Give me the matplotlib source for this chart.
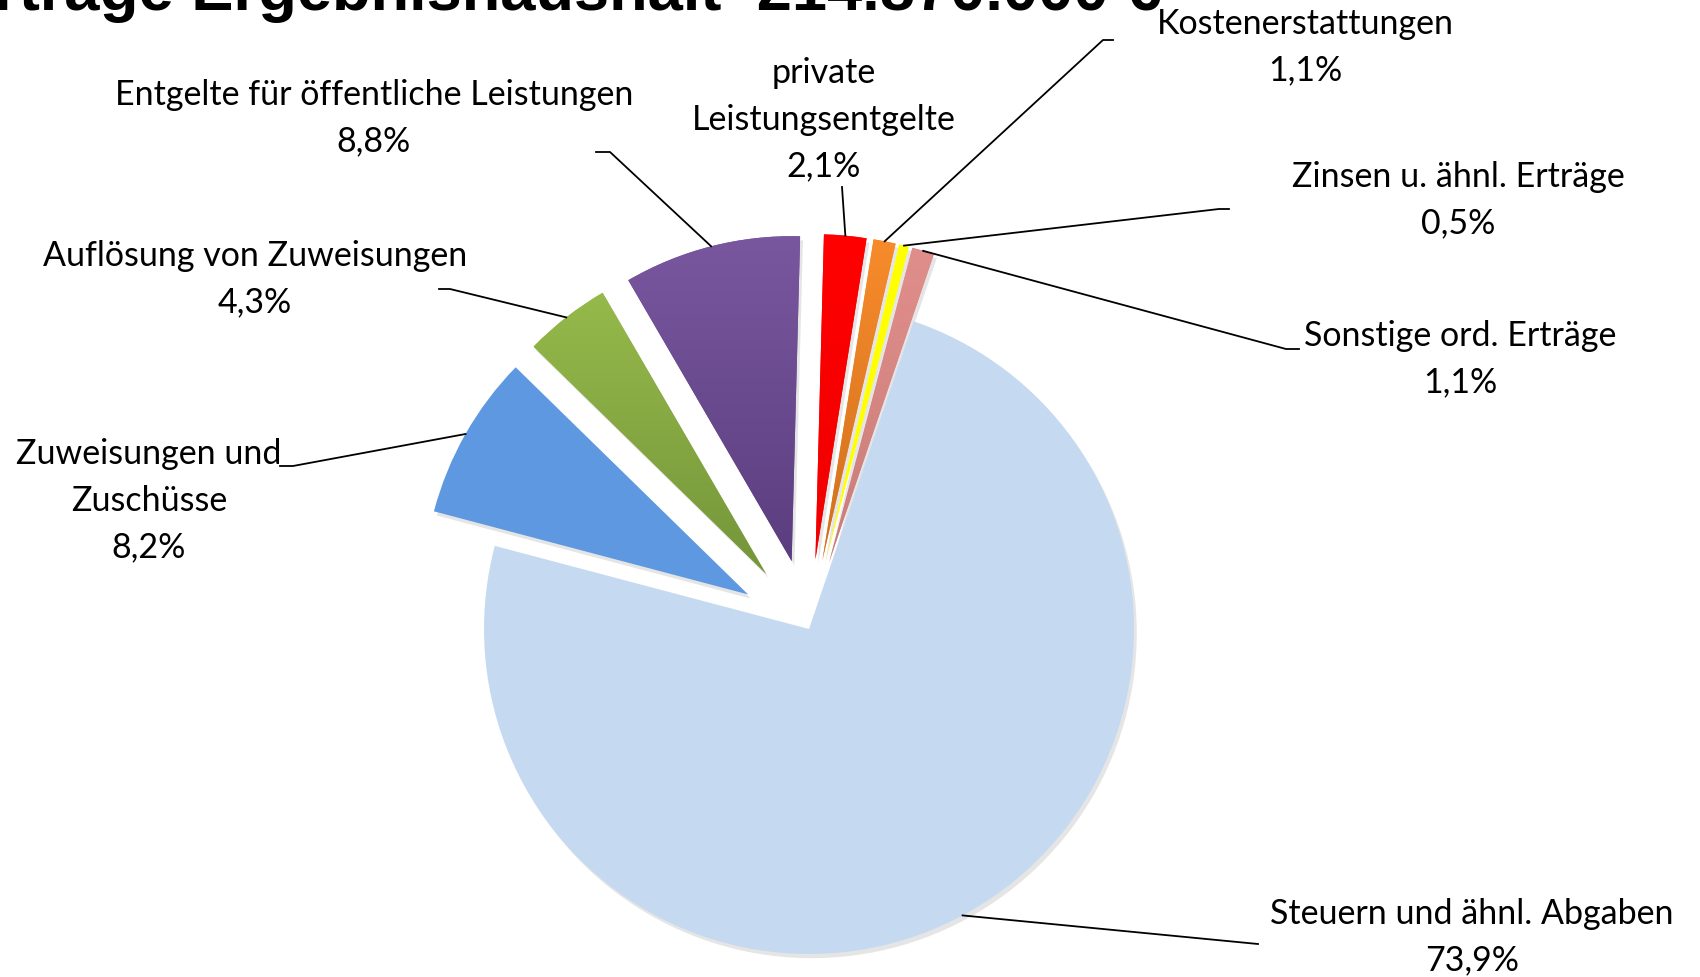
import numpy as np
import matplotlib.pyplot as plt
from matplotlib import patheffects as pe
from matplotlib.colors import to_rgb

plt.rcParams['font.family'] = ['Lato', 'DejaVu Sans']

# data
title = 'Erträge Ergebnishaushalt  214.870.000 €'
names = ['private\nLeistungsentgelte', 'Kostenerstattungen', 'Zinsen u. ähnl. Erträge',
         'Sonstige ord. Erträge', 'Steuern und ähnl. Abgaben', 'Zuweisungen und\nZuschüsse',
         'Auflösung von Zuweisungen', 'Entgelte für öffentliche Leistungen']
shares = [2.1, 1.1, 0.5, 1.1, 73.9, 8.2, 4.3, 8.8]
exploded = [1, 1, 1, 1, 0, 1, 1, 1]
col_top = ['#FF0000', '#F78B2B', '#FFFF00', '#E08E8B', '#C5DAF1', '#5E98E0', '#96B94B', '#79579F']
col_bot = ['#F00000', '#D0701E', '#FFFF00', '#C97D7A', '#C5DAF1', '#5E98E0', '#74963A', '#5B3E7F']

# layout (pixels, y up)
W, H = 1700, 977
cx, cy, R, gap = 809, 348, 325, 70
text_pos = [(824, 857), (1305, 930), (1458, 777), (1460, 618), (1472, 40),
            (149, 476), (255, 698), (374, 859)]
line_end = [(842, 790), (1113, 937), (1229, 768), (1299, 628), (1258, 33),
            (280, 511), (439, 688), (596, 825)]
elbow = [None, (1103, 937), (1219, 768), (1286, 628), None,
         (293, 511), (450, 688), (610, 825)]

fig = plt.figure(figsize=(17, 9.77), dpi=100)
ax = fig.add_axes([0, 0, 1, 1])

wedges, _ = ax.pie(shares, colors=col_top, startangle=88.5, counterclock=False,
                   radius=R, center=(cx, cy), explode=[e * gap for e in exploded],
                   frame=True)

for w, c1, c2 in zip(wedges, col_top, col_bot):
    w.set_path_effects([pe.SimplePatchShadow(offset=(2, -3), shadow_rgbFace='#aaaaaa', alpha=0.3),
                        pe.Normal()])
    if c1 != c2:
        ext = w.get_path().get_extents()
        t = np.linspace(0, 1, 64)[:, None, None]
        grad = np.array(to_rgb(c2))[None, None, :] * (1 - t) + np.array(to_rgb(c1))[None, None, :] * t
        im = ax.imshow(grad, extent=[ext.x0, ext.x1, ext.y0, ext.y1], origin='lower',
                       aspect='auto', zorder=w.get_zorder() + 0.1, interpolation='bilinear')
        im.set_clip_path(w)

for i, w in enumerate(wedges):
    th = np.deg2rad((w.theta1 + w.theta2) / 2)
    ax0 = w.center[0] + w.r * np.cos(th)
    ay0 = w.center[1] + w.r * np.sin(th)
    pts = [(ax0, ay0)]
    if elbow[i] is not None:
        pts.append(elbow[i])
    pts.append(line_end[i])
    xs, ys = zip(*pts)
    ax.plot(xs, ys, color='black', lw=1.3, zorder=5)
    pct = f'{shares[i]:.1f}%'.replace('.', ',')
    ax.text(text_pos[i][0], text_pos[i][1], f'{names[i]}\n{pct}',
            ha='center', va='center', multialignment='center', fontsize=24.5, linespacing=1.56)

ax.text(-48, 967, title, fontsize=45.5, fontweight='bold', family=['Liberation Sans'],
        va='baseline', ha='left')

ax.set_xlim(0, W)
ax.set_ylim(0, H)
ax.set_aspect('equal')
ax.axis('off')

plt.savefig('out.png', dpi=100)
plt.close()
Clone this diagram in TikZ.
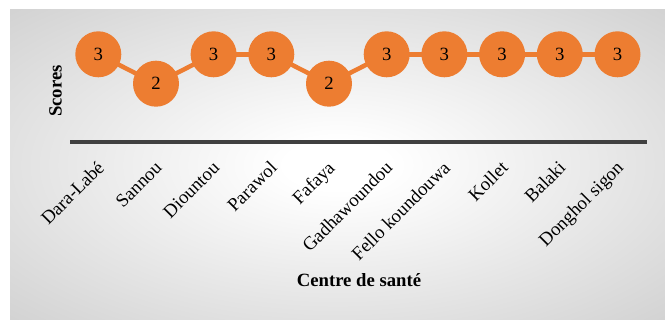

****************

All of the entries need to be transcribed word for word; pictures are left out.

**Exercise response**.
Give me the matplotlib source for this chart.
import numpy as np
import matplotlib.pyplot as plt
from matplotlib import patheffects as pe
from matplotlib.colors import to_rgb

plt.rcParams['font.family'] = ['Lato', 'DejaVu Sans']

# data
title = 'Erträge Ergebnishaushalt  214.870.000 €'
names = ['private\nLeistungsentgelte', 'Kostenerstattungen', 'Zinsen u. ähnl. Erträge',
         'Sonstige ord. Erträge', 'Steuern und ähnl. Abgaben', 'Zuweisungen und\nZuschüsse',
         'Auflösung von Zuweisungen', 'Entgelte für öffentliche Leistungen']
shares = [2.1, 1.1, 0.5, 1.1, 73.9, 8.2, 4.3, 8.8]
exploded = [1, 1, 1, 1, 0, 1, 1, 1]
col_top = ['#FF0000', '#F78B2B', '#FFFF00', '#E08E8B', '#C5DAF1', '#5E98E0', '#96B94B', '#79579F']
col_bot = ['#F00000', '#D0701E', '#FFFF00', '#C97D7A', '#C5DAF1', '#5E98E0', '#74963A', '#5B3E7F']

# layout (pixels, y up)
W, H = 1700, 977
cx, cy, R, gap = 809, 348, 325, 70
text_pos = [(824, 857), (1305, 930), (1458, 777), (1460, 618), (1472, 40),
            (149, 476), (255, 698), (374, 859)]
line_end = [(842, 790), (1113, 937), (1229, 768), (1299, 628), (1258, 33),
            (280, 511), (439, 688), (596, 825)]
elbow = [None, (1103, 937), (1219, 768), (1286, 628), None,
         (293, 511), (450, 688), (610, 825)]

fig = plt.figure(figsize=(17, 9.77), dpi=100)
ax = fig.add_axes([0, 0, 1, 1])

wedges, _ = ax.pie(shares, colors=col_top, startangle=88.5, counterclock=False,
                   radius=R, center=(cx, cy), explode=[e * gap for e in exploded],
                   frame=True)

for w, c1, c2 in zip(wedges, col_top, col_bot):
    w.set_path_effects([pe.SimplePatchShadow(offset=(2, -3), shadow_rgbFace='#aaaaaa', alpha=0.3),
                        pe.Normal()])
    if c1 != c2:
        ext = w.get_path().get_extents()
        t = np.linspace(0, 1, 64)[:, None, None]
        grad = np.array(to_rgb(c2))[None, None, :] * (1 - t) + np.array(to_rgb(c1))[None, None, :] * t
        im = ax.imshow(grad, extent=[ext.x0, ext.x1, ext.y0, ext.y1], origin='lower',
                       aspect='auto', zorder=w.get_zorder() + 0.1, interpolation='bilinear')
        im.set_clip_path(w)

for i, w in enumerate(wedges):
    th = np.deg2rad((w.theta1 + w.theta2) / 2)
    ax0 = w.center[0] + w.r * np.cos(th)
    ay0 = w.center[1] + w.r * np.sin(th)
    pts = [(ax0, ay0)]
    if elbow[i] is not None:
        pts.append(elbow[i])
    pts.append(line_end[i])
    xs, ys = zip(*pts)
    ax.plot(xs, ys, color='black', lw=1.3, zorder=5)
    pct = f'{shares[i]:.1f}%'.replace('.', ',')
    ax.text(text_pos[i][0], text_pos[i][1], f'{names[i]}\n{pct}',
            ha='center', va='center', multialignment='center', fontsize=24.5, linespacing=1.56)

ax.text(-48, 967, title, fontsize=45.5, fontweight='bold', family=['Liberation Sans'],
        va='baseline', ha='left')

ax.set_xlim(0, W)
ax.set_ylim(0, H)
ax.set_aspect('equal')
ax.axis('off')

plt.savefig('out.png', dpi=100)
plt.close()
Clone this diagram in TikZ.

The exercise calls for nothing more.